Of Many, Of One: Championing the Spirit of Rosie the Riveter
International Women's Day is celebrated around the world on March 8th in recognition of women's achievements without regard to divisions, whether national, ethnic, linguistic, cultural, economic, or political.
When Cameron Cruse and Lisa Bradley first began designing and sewing handbags in an attic in 2011, they were motivated by their own personal needs to find a sense of tangible purpose and stability amidst the chaos of their lives. While seeking an outlet for improving their own struggles with employment as military spouses who were frequently relocating their families and their lives across the country, the answer to their own dilemma quickly expanded into a business and support network that now provides flexible and remote income to military spouses all across the country.
For countless military spouses, obtaining employment can be difficult and disheartening, even for those with higher education, as they unpack and repack their professional lives. Each time they move, they rebuild their networks and communities and often must start from scratch to find employment. And move they do; military families relocate on average every three years, often to locations in rural parts of the country or small towns with fewer career opportunities. This transient lifestyle, compounded by the emotional and financial costs of constantly building a new community and supporting a military spouse, can significantly affect women. Often, these sacrifices go unrecognized or acknowledged.
In 2011, co-founder of R. Riveter, Cameron Cruse, found herself relocating to a remote town in North Georgia. Even with a degree in architecture, she was having difficulty finding a job and was looking for something meaningful to pursue. "I felt like I was going through a quarter-life crisis," says Cruse. She met Lisa Bradley, whose husband was stationed alongside her spouse as a 5th RTBn Ranger Instructor. With no control over where they would move next, what schools their children would attend, or what jobs might be available, the two women began brainstorming how to regain stability in their lives.
"We were starting to see that if we wanted a career in this transient military life, we'd have to create it for ourselves," says Cameron. "Not only did we need flexible income, but we needed mobile income to travel along with us as we relocated with our military members. And that's when R.Riveter was born."
"We don't run this business in a vacuum or a bubble—part of our mission is to help other women find their purpose—to look internally and do what they want regardless of the path that anyone else thinks they should take."
Cameron and Lisa considered what kind of business they could start and settled on handbags. At first, it was a lot of trial and error. There was some overlap between Cameron's education in architecture and accessory construction that helped them get on their feet, but neither had previous experience designing and sewing products. In the beginning, most of the help came from volunteers and was centered around a need for community and support among military spouses, but it quickly evolved into meaningful employment for many.

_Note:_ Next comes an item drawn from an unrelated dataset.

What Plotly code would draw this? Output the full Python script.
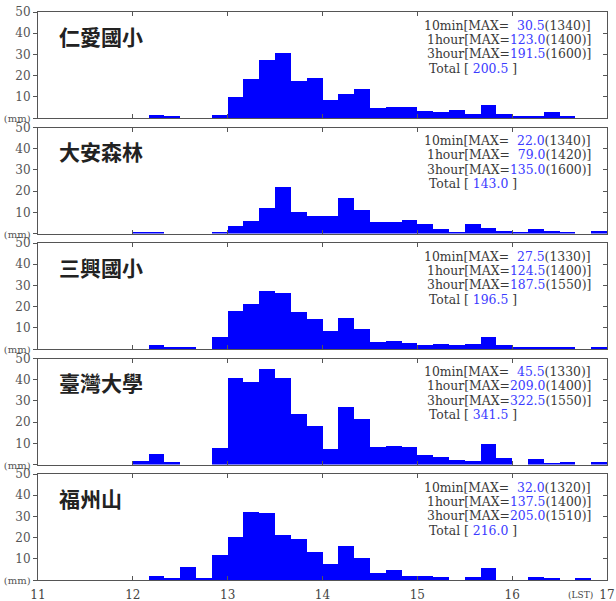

After a successful Kickstarter campaign in 2014, R. Riveter entered its second phase, moving from the hobby level to opening a full retail store in 2015 in North Carolina, where Cameron had recently relocated. Demand began to grow, and the company was able to scale up. In 2016, R. Riveters pitched their business on Shark Tank. With financial support from investor Mark Cuban, the company grew to become a network of military spouses all across the United States.
Soon R. Riveter had women all over the country constructing pieces of handbags. Each Riveter is sent the parts and components needed to sew an aspect of the handbag, creating a virtual assembly line. After completing their piece of the bag, they stamp it with their personal R.R. number. Then they send it back to one of two R. Riveter headquarters in North Carolina and Florida, where the handbag is assembled. No two bags are the same; each has its own story—a compilation of hardworking women's unique history and experiences from all over the country.
Cameron and Lisa named the company in recognition of Rosie the Riveter, WWII's icon of female strength, bravery, and crucial entrance into the workforce. "World War II's Rosie the Riveter embodies so much of what we are trying to do here, including female empowerment and creating something bigger than ourselves," says Cameron. "We don't run this business in a vacuum or a bubble—part of our mission is to help other women find their purpose—to look internally and do what they want regardless of the path that anyone else thinks they should take."